Find the total surface area..

Question

I'm unsure if I miss any pieces in the calculation for its surface area...

Question:

The diagram shows the uniform cross-section of a solid paper weight ABCDE, which is in the shape of a trapezium with a semi-circular hole ABC cut out of it. It is given that AC is parallel to DE, AC = $7$ cm, CD = $15$ cm, DE = $21$ cm, AE = $13$ cm, and the height of the trapezium is $12$ cm.

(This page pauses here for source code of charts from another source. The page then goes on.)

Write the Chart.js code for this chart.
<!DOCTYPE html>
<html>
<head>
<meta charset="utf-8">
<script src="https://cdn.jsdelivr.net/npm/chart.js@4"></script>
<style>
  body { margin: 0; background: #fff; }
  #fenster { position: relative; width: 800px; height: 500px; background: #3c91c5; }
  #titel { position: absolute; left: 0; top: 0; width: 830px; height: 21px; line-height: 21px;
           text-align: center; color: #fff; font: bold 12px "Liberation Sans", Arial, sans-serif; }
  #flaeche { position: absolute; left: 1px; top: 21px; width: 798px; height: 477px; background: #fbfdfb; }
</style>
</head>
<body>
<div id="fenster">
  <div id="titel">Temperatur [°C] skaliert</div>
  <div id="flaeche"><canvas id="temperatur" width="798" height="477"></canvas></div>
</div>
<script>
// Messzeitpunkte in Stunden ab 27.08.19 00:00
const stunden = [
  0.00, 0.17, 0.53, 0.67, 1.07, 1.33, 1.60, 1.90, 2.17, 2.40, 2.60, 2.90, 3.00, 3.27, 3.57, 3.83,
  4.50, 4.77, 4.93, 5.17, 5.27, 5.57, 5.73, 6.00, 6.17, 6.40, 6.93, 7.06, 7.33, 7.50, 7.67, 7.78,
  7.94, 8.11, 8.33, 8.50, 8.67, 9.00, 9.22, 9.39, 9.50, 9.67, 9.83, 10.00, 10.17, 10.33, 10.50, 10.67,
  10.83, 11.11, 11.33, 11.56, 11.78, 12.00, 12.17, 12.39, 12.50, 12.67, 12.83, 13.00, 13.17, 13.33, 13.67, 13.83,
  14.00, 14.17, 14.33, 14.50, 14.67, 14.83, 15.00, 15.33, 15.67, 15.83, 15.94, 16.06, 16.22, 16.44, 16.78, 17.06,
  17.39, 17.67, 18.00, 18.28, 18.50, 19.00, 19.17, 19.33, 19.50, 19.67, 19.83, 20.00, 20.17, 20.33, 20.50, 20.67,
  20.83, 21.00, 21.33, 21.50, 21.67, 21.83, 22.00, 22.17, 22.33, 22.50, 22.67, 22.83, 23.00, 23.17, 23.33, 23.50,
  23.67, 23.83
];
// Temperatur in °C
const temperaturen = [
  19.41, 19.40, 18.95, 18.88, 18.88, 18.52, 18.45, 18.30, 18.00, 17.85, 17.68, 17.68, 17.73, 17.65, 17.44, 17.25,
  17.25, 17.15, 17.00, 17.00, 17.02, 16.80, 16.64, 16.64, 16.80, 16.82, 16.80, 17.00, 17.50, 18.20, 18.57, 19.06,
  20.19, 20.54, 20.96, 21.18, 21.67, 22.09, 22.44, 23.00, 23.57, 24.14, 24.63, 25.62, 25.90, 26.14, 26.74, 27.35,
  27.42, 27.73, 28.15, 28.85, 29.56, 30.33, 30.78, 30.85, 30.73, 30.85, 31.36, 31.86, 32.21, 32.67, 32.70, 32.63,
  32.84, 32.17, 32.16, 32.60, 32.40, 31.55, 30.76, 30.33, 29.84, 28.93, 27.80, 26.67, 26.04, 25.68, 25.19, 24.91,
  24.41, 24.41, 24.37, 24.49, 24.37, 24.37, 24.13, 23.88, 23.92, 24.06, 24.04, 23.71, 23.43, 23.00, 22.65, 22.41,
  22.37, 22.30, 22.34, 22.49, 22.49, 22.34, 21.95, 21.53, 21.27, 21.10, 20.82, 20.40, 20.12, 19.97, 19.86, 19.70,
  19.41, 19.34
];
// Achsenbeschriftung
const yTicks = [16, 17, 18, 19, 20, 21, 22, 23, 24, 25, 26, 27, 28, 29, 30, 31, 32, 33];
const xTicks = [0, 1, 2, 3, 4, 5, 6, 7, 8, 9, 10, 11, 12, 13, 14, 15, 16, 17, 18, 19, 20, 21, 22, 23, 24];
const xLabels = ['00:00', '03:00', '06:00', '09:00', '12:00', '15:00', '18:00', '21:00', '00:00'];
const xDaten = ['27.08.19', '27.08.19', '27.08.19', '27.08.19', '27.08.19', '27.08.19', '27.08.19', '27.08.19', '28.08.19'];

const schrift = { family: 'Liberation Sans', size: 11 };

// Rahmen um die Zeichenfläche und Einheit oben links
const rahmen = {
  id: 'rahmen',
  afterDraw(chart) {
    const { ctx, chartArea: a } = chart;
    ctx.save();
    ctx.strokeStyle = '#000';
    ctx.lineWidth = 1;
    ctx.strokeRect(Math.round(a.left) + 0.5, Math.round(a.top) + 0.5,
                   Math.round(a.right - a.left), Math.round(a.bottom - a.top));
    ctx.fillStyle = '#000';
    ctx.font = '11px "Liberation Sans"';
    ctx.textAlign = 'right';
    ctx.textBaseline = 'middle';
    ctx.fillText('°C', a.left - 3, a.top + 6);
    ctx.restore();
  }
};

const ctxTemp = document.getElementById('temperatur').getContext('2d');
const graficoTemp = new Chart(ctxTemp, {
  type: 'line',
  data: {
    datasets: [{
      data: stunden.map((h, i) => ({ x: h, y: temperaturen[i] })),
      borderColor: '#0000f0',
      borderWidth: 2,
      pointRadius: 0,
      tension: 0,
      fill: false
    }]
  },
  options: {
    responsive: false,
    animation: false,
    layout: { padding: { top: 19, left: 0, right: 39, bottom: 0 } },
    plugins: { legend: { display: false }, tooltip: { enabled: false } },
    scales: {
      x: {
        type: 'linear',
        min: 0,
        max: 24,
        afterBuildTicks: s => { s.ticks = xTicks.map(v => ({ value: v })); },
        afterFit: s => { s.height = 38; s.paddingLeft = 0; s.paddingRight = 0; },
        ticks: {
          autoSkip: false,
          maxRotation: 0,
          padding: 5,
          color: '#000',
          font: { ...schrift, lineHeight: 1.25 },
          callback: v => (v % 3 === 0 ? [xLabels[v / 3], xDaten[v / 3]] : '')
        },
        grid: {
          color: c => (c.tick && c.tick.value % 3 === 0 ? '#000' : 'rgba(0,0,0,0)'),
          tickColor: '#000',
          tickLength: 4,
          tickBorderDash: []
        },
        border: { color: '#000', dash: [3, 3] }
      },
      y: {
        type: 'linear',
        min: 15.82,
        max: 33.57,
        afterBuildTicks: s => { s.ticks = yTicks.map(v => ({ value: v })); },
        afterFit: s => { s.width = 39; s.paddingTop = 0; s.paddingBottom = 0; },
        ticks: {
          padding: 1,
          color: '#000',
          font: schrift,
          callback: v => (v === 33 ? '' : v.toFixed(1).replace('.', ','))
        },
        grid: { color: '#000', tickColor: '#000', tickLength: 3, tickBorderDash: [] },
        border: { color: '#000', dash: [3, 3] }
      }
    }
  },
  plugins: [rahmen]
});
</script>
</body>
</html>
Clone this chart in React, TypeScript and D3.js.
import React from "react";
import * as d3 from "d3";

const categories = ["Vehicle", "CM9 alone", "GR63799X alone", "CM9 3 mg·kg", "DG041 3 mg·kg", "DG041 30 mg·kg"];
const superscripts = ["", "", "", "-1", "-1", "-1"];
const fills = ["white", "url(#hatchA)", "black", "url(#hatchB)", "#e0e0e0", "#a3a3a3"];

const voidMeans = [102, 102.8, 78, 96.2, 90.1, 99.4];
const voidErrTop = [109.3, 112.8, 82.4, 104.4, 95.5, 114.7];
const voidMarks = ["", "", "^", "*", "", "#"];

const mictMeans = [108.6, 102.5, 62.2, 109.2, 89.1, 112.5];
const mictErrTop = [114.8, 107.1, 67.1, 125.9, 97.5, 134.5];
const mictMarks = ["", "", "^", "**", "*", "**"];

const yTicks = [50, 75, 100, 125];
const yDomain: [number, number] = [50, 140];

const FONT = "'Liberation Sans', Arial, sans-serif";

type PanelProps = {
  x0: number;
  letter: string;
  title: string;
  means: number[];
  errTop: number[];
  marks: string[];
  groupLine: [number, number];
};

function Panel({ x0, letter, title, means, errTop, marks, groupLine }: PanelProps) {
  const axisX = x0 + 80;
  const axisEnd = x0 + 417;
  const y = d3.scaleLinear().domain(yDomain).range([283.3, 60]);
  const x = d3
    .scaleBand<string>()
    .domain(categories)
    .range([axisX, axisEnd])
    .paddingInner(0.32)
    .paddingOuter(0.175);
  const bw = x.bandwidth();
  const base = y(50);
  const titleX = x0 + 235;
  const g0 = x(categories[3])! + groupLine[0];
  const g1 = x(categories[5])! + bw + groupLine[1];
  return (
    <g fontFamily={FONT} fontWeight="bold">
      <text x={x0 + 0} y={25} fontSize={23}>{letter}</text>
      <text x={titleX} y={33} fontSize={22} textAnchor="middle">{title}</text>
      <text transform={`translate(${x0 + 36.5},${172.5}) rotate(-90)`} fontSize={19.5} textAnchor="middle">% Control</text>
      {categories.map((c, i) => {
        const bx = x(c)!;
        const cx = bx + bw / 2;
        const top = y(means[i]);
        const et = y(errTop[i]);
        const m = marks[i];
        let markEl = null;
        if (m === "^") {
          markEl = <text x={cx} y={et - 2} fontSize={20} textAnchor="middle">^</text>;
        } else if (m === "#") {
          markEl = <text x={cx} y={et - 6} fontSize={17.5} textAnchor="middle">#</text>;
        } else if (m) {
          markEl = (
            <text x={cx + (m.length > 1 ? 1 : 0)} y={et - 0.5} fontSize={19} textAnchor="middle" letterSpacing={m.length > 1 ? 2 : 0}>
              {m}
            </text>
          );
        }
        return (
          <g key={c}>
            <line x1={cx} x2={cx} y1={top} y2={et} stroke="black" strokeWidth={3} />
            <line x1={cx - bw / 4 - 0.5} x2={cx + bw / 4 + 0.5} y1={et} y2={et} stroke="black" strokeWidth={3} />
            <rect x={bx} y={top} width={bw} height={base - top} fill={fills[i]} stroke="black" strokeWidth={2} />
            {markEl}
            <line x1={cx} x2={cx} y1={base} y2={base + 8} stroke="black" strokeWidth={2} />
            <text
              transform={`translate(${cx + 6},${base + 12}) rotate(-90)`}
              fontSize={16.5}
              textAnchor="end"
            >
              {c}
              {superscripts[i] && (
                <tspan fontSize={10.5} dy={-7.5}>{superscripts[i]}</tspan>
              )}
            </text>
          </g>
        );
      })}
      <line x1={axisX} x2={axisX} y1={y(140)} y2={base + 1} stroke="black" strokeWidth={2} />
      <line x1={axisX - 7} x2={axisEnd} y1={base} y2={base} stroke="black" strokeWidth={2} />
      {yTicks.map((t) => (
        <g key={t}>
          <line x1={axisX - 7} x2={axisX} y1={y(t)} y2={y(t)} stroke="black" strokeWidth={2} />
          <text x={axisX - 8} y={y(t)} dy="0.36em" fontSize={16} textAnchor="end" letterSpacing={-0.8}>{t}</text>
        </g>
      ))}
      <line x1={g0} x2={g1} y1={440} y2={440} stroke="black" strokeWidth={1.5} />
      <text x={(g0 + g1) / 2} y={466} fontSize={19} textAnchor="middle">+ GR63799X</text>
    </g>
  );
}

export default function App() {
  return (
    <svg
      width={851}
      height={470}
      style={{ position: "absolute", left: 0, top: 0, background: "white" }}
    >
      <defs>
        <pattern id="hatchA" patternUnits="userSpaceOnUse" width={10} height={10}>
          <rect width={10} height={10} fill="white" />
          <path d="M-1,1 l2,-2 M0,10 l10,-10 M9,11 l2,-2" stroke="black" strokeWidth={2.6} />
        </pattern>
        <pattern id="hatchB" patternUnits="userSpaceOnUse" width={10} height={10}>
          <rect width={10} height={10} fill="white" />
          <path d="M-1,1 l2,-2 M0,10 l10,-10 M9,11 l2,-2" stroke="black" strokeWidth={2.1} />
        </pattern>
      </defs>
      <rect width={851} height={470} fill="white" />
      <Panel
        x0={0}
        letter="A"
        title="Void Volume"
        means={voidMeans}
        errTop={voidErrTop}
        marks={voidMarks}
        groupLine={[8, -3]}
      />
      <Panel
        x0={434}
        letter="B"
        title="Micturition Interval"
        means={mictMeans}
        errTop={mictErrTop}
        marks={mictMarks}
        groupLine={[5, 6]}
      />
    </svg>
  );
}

The given height is $30$ cm.

The area for the cross section should be:

Area of trapezium - Area of semi-circle = $$0.5*(7+21)*(12) - 0.5*\pi*(3.5)^2 = 148.7 \ \text{cm}^2$$

Total Surface Area:

Area of side 15 + area of side 21 + area of side 13 + area of top and area of bottom + area of semi-cylinder =

$$(15*30) + (21*30) + (13*30) + (2*148.7) + \pi*(3.5)^2 + \pi*3.5*30 = 2135.2 \text{cm}^2$$

The answer for the surface area is $2430 \ \text{cm}^2$, but the closest I've got is $2135.2 \ \text{cm}^2$ so what did I miss?

Answer 1

Think of the solid as having front and back, left and right, and top and bottom faces. The surface area is made up of the two cross-sectional areas (front and back), two flat rectangles (left and right), a half-cylindrical face (top), and a flat bottom face (bottom).

Thus the surface area is:

$$2(148.8) + 15 \cdot 30 + 13 \cdot 30 + \frac{1}{2} (2 \pi \cdot 3.5) \cdot 30+21\cdot30=2100 \ \text{cm}^2$$

to $3$ significant figures.

The $\pi \cdot (3.5)^2$ shouldn't be there as that region is just empty space, and everything else is correct.